DIRECTIONS:
Using the listing below, give the number of lines where "this" appears, and nothing else.

RECORDED DATA:
-- start --
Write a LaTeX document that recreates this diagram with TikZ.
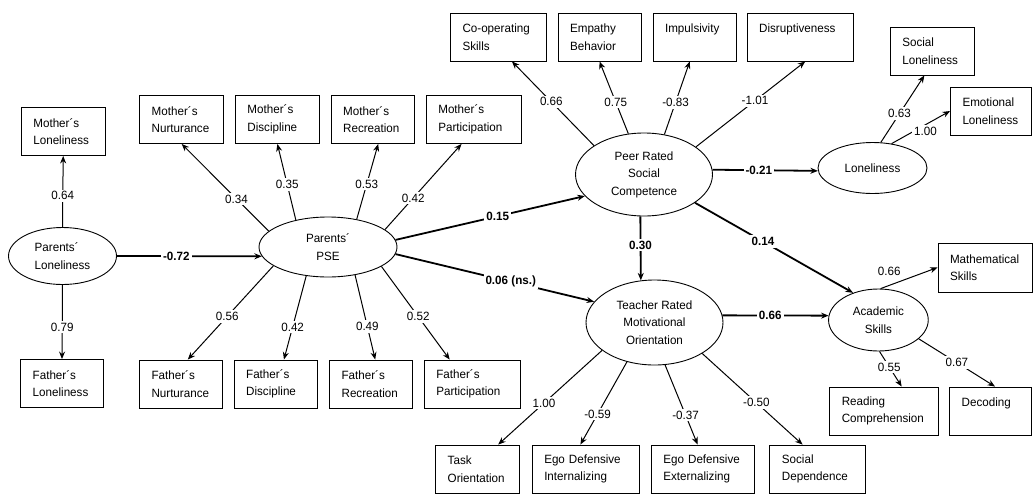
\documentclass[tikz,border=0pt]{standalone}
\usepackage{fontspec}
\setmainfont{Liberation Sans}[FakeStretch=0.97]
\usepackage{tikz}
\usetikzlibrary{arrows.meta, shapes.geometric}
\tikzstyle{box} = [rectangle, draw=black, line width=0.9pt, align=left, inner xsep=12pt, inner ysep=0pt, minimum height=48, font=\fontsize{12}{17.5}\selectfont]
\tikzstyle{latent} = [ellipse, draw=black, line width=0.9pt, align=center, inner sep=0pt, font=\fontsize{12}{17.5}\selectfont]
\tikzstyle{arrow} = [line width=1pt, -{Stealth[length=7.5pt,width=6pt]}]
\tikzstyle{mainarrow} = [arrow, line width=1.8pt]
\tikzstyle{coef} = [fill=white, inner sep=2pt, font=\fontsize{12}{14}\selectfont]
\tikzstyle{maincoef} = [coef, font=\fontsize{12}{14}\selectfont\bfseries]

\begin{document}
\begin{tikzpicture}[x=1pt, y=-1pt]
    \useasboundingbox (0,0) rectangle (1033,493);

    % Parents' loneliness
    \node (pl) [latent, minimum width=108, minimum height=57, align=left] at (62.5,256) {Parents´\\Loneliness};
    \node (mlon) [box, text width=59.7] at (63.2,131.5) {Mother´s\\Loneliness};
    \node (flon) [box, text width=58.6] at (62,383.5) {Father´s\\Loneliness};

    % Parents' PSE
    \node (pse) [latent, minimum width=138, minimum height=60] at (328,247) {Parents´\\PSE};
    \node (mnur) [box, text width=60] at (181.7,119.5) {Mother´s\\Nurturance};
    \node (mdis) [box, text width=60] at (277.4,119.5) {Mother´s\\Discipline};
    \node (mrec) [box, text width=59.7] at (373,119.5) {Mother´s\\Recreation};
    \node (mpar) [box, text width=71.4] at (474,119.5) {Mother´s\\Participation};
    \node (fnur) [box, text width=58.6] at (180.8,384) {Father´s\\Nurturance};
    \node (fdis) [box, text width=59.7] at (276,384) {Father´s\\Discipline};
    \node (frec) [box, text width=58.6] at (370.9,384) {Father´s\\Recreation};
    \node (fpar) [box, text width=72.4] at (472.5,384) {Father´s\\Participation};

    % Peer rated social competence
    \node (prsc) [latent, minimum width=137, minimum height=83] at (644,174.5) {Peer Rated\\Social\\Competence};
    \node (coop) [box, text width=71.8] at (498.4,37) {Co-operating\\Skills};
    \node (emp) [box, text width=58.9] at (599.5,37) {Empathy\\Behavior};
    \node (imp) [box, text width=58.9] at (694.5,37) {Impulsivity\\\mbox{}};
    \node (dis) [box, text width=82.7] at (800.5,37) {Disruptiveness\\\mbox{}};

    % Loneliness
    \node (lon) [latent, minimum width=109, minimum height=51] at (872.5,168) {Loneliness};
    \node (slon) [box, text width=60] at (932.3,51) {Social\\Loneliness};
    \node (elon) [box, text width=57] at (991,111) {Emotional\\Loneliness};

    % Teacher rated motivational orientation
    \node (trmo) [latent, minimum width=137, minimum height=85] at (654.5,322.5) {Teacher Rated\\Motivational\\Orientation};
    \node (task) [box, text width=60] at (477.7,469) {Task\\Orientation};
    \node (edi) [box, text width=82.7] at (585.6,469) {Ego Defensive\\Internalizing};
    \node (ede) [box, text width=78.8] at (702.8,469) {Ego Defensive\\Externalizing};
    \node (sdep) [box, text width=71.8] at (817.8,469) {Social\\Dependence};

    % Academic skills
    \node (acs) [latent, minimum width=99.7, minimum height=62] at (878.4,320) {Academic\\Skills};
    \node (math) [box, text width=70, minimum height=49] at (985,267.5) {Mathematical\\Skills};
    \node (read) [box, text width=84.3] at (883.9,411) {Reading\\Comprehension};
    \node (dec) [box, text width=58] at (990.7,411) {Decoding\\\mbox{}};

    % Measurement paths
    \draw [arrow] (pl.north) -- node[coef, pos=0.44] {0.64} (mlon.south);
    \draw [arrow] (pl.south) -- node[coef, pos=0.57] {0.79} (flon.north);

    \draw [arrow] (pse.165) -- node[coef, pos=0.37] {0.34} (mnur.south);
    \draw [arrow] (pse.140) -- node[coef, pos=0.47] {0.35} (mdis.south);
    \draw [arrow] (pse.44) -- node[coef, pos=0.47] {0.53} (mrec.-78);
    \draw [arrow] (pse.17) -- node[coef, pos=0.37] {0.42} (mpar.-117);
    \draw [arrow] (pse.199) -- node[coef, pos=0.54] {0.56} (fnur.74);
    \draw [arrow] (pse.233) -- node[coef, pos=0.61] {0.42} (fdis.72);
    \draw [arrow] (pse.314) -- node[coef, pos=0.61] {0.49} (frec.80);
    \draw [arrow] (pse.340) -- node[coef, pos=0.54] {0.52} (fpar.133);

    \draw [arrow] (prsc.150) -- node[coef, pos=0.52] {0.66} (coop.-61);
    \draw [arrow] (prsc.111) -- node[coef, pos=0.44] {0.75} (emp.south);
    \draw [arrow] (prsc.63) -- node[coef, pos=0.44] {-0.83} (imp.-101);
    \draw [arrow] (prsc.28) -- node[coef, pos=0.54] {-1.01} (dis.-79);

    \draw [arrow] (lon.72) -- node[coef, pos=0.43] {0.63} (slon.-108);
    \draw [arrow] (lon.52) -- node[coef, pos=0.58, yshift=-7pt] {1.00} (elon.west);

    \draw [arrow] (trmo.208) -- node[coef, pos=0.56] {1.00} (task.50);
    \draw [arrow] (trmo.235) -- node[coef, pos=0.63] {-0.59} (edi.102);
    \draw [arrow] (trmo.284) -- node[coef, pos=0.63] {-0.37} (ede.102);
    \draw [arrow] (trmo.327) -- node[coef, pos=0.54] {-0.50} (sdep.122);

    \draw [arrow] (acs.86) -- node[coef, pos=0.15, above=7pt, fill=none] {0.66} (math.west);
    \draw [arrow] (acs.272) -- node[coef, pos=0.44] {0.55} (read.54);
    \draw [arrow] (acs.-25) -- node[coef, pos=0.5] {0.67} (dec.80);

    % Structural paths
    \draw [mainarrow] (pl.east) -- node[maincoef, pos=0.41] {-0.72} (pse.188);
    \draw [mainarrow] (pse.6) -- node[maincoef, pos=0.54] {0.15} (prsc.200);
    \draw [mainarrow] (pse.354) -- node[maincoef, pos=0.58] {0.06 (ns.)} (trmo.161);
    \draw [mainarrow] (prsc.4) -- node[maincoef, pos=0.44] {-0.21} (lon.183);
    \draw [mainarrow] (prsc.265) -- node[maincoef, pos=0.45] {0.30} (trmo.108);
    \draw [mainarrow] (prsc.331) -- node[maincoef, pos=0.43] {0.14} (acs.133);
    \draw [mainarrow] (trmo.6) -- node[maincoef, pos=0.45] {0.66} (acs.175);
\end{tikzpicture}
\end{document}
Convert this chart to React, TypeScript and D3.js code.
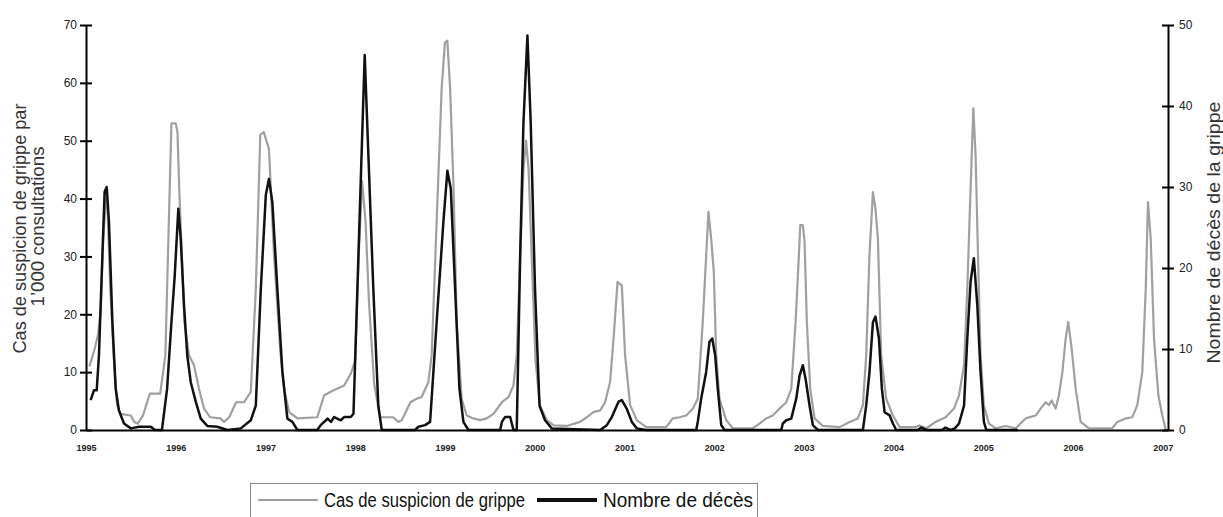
-- end --
THE OUTPUT:
2